**What to work on**: Tally every line of the material that includes "picture", then give the tally and nothing else.
-------- Source excerpt
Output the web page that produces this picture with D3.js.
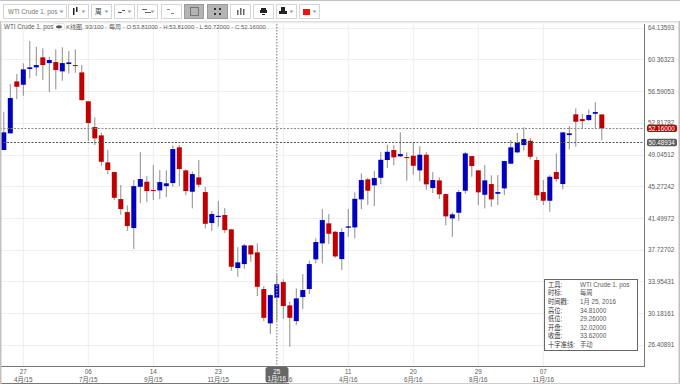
<!DOCTYPE html>
<html>
<head>
<meta charset="utf-8">
<script src="https://cdn.jsdelivr.net/npm/d3@7"></script>
<style>
  html, body { margin: 0; padding: 0; background: #fff; overflow: hidden; }
  text { font-family: "Liberation Sans", "Noto Sans CJK SC", sans-serif; }
</style>
</head>
<body>
<div id="chart"></div>
<script>
// weekly candles
const highs = [54.13,57.43,58.61,59.88,62.54,61.86,61.67,60.67,61.55,61.79,61.35,61.55,59.68,55.40,53.46,51.63,49.58,46.96,45.41,43.00,46.01,49.34,46.48,47.79,47.20,47.16,50.13,50.17,47.28,47.04,48.39,45.17,42.32,43.51,42.68,40.18,38.04,38.40,38.28,38.48,33.40,32.45,34.81,34.20,31.54,33.13,34.83,36.41,39.08,42.56,41.97,39.94,40.26,42.56,44.55,46.80,46.28,47.08,49.37,50.20,50.17,51.68,49.30,50.44,50.05,49.34,46.96,46.33,44.43,42.17,44.82,49.37,48.86,47.20,47.79,46.57,46.60,48.30,50.76,51.63,52.27,51.00,48.78,46.01,46.60,49.18,51.75,52.43,54.53,53.86,54.41,55.25,53.81];
const lows = [49.58,51.56,55.64,56.03,58.10,58.37,57.90,56.47,56.79,57.81,58.69,58.77,55.40,50.65,50.17,47.71,46.72,43.63,41.88,39.94,37.80,43.27,43.39,43.63,43.75,43.99,45.21,45.29,44.22,42.64,45.14,40.26,39.98,40.46,39.71,35.22,34.51,35.46,36.29,32.22,29.24,27.70,29.26,29.52,26.19,28.80,30.67,32.45,36.10,36.10,38.40,36.77,35.31,39.27,39.08,42.56,43.04,42.92,45.53,47.43,47.76,48.74,45.93,46.64,45.85,44.85,44.46,43.75,40.62,39.27,41.17,44.38,46.40,43.04,42.64,42.83,43.04,44.22,47.91,49.18,49.49,48.47,43.63,43.04,42.24,45.81,44.90,49.66,49.97,52.16,53.06,52.16,50.72];
const opens = [49.58,51.56,57.74,57.34,59.21,59.41,60.60,59.92,60.04,58.93,59.80,59.68,58.81,55.37,52.31,51.32,48.11,46.96,43.75,42.20,40.30,45.21,45.81,44.82,44.78,45.29,45.65,49.90,47.16,44.62,46.33,44.58,40.90,41.61,41.85,40.15,35.55,36.02,38.24,37.41,33.05,28.97,32.02,33.88,31.11,29.24,32.10,33.05,36.58,38.48,40.86,39.86,36.61,40.34,40.38,43.71,46.09,45.38,46.28,48.39,49.58,48.83,48.74,48.90,47.16,49.02,45.06,45.97,44.34,41.45,42.12,44.74,48.86,47.16,44.26,45.53,44.38,45.02,47.95,49.30,50.17,50.68,48.39,44.58,43.55,46.96,45.53,51.36,53.82,53.26,53.14,53.89,53.81];
const closes = [51.68,55.76,57.10,59.17,59.41,59.68,59.68,60.28,59.09,59.92,60.00,59.56,55.52,52.79,50.97,48.18,47.20,43.90,42.56,40.54,45.29,46.13,44.70,44.70,45.77,45.62,49.69,47.32,44.70,46.72,45.45,40.81,41.97,41.76,40.06,35.70,36.22,38.24,37.17,33.32,29.63,32.33,33.62,31.03,29.63,31.94,32.93,36.02,38.64,41.25,39.62,36.93,39.83,40.50,43.78,46.01,44.74,46.25,48.42,49.37,48.71,49.10,48.62,47.71,49.02,45.50,46.01,44.31,41.69,41.93,44.58,49.18,47.67,44.55,45.97,43.71,44.58,48.27,49.90,50.41,50.88,48.78,44.19,43.55,46.40,46.13,51.68,51.56,52.94,53.02,53.74,54.09,52.16];

const priceTicks = [64.13593,60.36323,56.59053,52.81782,49.04512,45.27242,41.49972,37.72702,33.95431,30.18161,26.40891];
const dateTicks = [3,13,23,33,43,53,63,73,83];
const dayLabels = ['27','06','14','23','01','11','20','29','07'];
const monthLabels = ['4月/15','7月/15','9月/15','11月/15','2月/16','4月/16','6月/16','8月/16','11月/16'];

const lastPrice = 52.16;
const crossPrice = 50.48934;
const crossIndex = 42;
const crossDay = '25';
const crossMonth = '1月/16';

const infoLabels = ['工具:','时标:','时间戳:','高位:','低位:','开盘:','收盘:','十字准线:'];
const infoValues = ['WTI Crude 1. pos','每周','1月 25, 2016','34.81000','29.26000','32.02000','33.62000','手动'];

const legendName = 'WTI Crude 1. pos';
const legendType = 'K线图, 93/100 - 每周 -';
const legendValues = 'O:53.81000 - H:53.81000 - L:50.72000 - C:52.16000';

const width = 680, height = 384;
const plotRight = 644, plotBottom = 367;
const labelSize = 6.3;
const colors = { up: '#0000bf', down: '#c00000', wick: '#8c8c8c', grid: '#eeeeee', axis: '#777777', text: '#5a5a5a' };

const svg = d3.select('#chart').append('svg')
  .attr('width', width)
  .attr('height', height)
  .style('display', 'block');

const x = d3.scaleLinear().domain([0, highs.length - 1]).range([3.8, 601.8]);
const y = d3.scaleLinear().domain([26.40891, 64.13593]).range([344.9, 27.6]);

// gridlines and axes
const yAxis = d3.axisRight(y).tickValues(priceTicks).tickSize(0).tickPadding(4).tickFormat(d3.format('.5f'));
const gy = svg.append('g').attr('transform', `translate(${plotRight},0)`).call(yAxis);
gy.select('.domain').remove();
gy.selectAll('text').attr('font-size', labelSize).attr('fill', colors.text).attr('font-family', null);

svg.append('g').selectAll('line').data(priceTicks).join('line')
  .attr('x1', 0).attr('x2', plotRight)
  .attr('y1', d => Math.round(y(d)) + 0.5).attr('y2', d => Math.round(y(d)) + 0.5)
  .attr('stroke', colors.grid);
svg.append('g').selectAll('line').data(dateTicks).join('line')
  .attr('x1', d => x(d)).attr('x2', d => x(d))
  .attr('y1', 22).attr('y2', plotBottom)
  .attr('stroke', colors.grid);

// date labels
const dates = svg.append('g').selectAll('g').data(dateTicks).join('g')
  .attr('transform', d => `translate(${x(d)},0)`);
dates.append('text').attr('y', 374).attr('text-anchor', 'middle').attr('font-size', labelSize).attr('fill', colors.text)
  .text((d, i) => dayLabels[i]);
dates.append('text').attr('y', 381.5).attr('text-anchor', 'middle').attr('font-size', labelSize).attr('fill', colors.text)
  .text((d, i) => monthLabels[i]);

// candles
const candles = svg.append('g').selectAll('g').data(highs.map((d, i) => i)).join('g');
candles.append('line')
  .attr('x1', i => x(i)).attr('x2', i => x(i))
  .attr('y1', i => y(highs[i])).attr('y2', i => y(lows[i]))
  .attr('stroke', colors.wick);
candles.append('rect')
  .attr('x', i => x(i) - 2.5)
  .attr('width', 5)
  .attr('y', i => y(Math.max(opens[i], closes[i])))
  .attr('height', i => Math.max(1, Math.abs(y(opens[i]) - y(closes[i]))))
  .attr('fill', i => closes[i] >= opens[i] ? colors.up : colors.down);

// price lines and crosshair
[lastPrice, crossPrice].forEach(p => {
  svg.append('line')
    .attr('x1', 0).attr('x2', plotRight)
    .attr('y1', Math.round(y(p)) + 0.5).attr('y2', Math.round(y(p)) + 0.5)
    .attr('stroke', p === lastPrice ? '#8a8a8a' : '#555555')
    .attr('stroke-dasharray', '2,1.5');
});
svg.append('line')
  .attr('x1', x(crossIndex)).attr('x2', x(crossIndex))
  .attr('y1', 21).attr('y2', plotBottom)
  .attr('stroke', '#9a9a9a').attr('stroke-width', 1.4).attr('stroke-dasharray', '1.5,1.5');

// axis frame
svg.append('line').attr('x1', plotRight + 0.5).attr('x2', plotRight + 0.5).attr('y1', 21).attr('y2', plotBottom).attr('stroke', colors.axis);
svg.append('line').attr('x1', 1).attr('x2', plotRight + 1).attr('y1', plotBottom - 0.5).attr('y2', plotBottom - 0.5).attr('stroke', colors.axis);
svg.append('line').attr('x1', 1).attr('x2', 289).attr('y1', 383.5).attr('y2', 383.5).attr('stroke', colors.axis);
svg.append('line').attr('x1', 289).attr('x2', 678).attr('y1', 383.5).attr('y2', 383.5).attr('stroke', '#cccccc');
svg.append('rect').attr('x', 0).attr('y', 0).attr('width', 1.5).attr('height', height).attr('fill', '#c4c0c0');
svg.append('rect').attr('x', 678.5).attr('y', 0).attr('width', 1.5).attr('height', height).attr('fill', '#c4c0c0');

// price badges
function priceBadge(p, fill) {
  const by = y(p);
  svg.append('rect').attr('x', 647).attr('y', by - 3.6).attr('width', 30).attr('height', 7.4).attr('rx', 2).attr('fill', fill);
  svg.append('text').attr('x', 648.5).attr('y', by + 2.3).attr('font-size', labelSize).attr('fill', '#fff').text(p.toFixed(5));
}
priceBadge(lastPrice, colors.down);
priceBadge(crossPrice, '#5c5c5c');

// date badge
svg.append('rect').attr('x', 265.5).attr('y', 367).attr('width', 23).attr('height', 15.5).attr('rx', 2.5).attr('fill', '#666666');
svg.append('text').attr('x', x(crossIndex)).attr('y', 374).attr('text-anchor', 'middle').attr('font-size', labelSize).attr('fill', '#fff').text(crossDay);
svg.append('text').attr('x', x(crossIndex)).attr('y', 381).attr('text-anchor', 'middle').attr('font-size', labelSize).attr('fill', '#fff').text(crossMonth);

// info box
svg.append('rect').attr('x', 544.5).attr('y', 279.5).attr('width', 93).attr('height', 71).attr('fill', '#fff').attr('stroke', '#666666');
const rowY = d3.scalePoint().domain(d3.range(infoLabels.length)).range([286.8, 347]);
infoLabels.forEach((label, i) => {
  svg.append('text').attr('x', 548).attr('y', rowY(i)).attr('font-size', labelSize).attr('fill', '#333').text(label);
  svg.append('text').attr('x', 580).attr('y', rowY(i)).attr('font-size', labelSize).attr('fill', colors.text).text(infoValues[i]);
});

// toolbar
const defs = svg.append('defs');
const fade = defs.append('linearGradient').attr('id', 'fade').attr('x1', 0).attr('x2', 0).attr('y1', 0).attr('y2', 1);
fade.append('stop').attr('offset', 0).attr('stop-color', '#d8d8d8');
fade.append('stop').attr('offset', 1).attr('stop-color', '#ffffff');
svg.append('rect').attr('x', 0).attr('y', 0).attr('width', width).attr('height', 21).attr('fill', '#fff');
svg.append('rect').attr('x', 0).attr('y', 0).attr('width', width).attr('height', 1).attr('fill', '#c4c0c0');
svg.append('rect').attr('x', 1).attr('y', 21).attr('width', 677).attr('height', 3).attr('fill', 'url(#fade)');

const buttonLefts = [3.5,68.5,91.5,114.5,137.5,161.5,184.5,207.5,230.5,253.5,276.5,299.5];
const buttonWidths = [63,20,20,20,20,20,19,20,20,20,20,20];
const pressed = [6, 7];
const arrowed = [0, 1, 2, 3, 4, 10, 11];
const buttons = svg.append('g').selectAll('g').data(buttonLefts).join('g')
  .attr('transform', d => `translate(${d},4.5)`);
buttons.append('rect')
  .attr('width', (d, i) => buttonWidths[i]).attr('height', 14)
  .attr('fill', (d, i) => pressed.includes(i) ? '#b4b4b4' : '#fff')
  .attr('stroke', (d, i) => pressed.includes(i) ? '#9a9a9a' : '#d4d4d4');
buttons.filter((d, i) => arrowed.includes(i)).append('path')
  .attr('transform', function(d) { return `translate(${buttonWidths[buttonLefts.indexOf(d)] - 5},6)`; })
  .attr('d', 'M-2,0 L2,0 L0,2.5 Z').attr('fill', '#999');

svg.append('text').attr('x', 8).attr('y', 14).attr('font-size', 6.3).attr('fill', '#777').text('WTI Crude 1. pos');
svg.append('text').attr('x', 95).attr('y', 14).attr('font-size', 6.6).attr('fill', '#333').text('周');

// toolbar icons, small and plain
const icon = (ix, iy, w, h, fill) => svg.append('rect').attr('x', ix).attr('y', iy).attr('width', w).attr('height', h).attr('fill', fill);
icon(73, 8, 1.5, 7, '#222'); icon(76, 7, 1.5, 5, '#222');
icon(118, 12, 4, 1, '#555'); icon(122, 10, 3, 1, '#555');
icon(142, 9, 5, 1, '#666'); icon(145, 12, 6, 1, '#666');
icon(167, 9, 3, 1, '#888'); icon(171, 13, 3, 1, '#888');
svg.append('rect').attr('x', 190.5).attr('y', 7.5).attr('width', 8).attr('height', 8).attr('fill', 'none').attr('stroke', '#777');
icon(214, 8, 2, 2, '#333'); icon(219, 8, 2, 2, '#333'); icon(214, 13, 2, 2, '#333'); icon(219, 13, 2, 2, '#333');
icon(237, 10, 1.5, 5, '#666'); icon(240, 8, 1.5, 7, '#666'); icon(243, 9, 1.5, 6, '#666');
icon(261, 8, 5, 2, '#222'); icon(260, 10, 7, 3, '#222'); icon(262, 14, 3, 1, '#222');
icon(281, 7, 4, 4, '#222'); icon(279, 11, 8, 3, '#222');
icon(303, 9, 7, 6, '#f01010');

// legend line, sits on top of the toolbar shadow
svg.append('text').attr('x', 4).attr('y', 29).attr('font-size', 6.3).attr('fill', colors.text).text(legendName);
svg.append('rect').attr('x', 53.5).attr('y', 23.5).attr('width', 11).attr('height', 6.5).attr('rx', 2).attr('fill', '#fff').attr('stroke', '#e4e4e4');
svg.append('ellipse').attr('cx', 59).attr('cy', 26.8).attr('rx', 3).attr('ry', 1.6).attr('fill', '#555');
svg.append('text').attr('x', 66).attr('y', 29).attr('font-size', 6).attr('fill', colors.text).text(legendType);
svg.append('text').attr('x', 126.5).attr('y', 29).attr('font-size', 6).attr('fill', colors.text).text(legendValues);
</script>
</body>
</html>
----------------
**The solution**: 1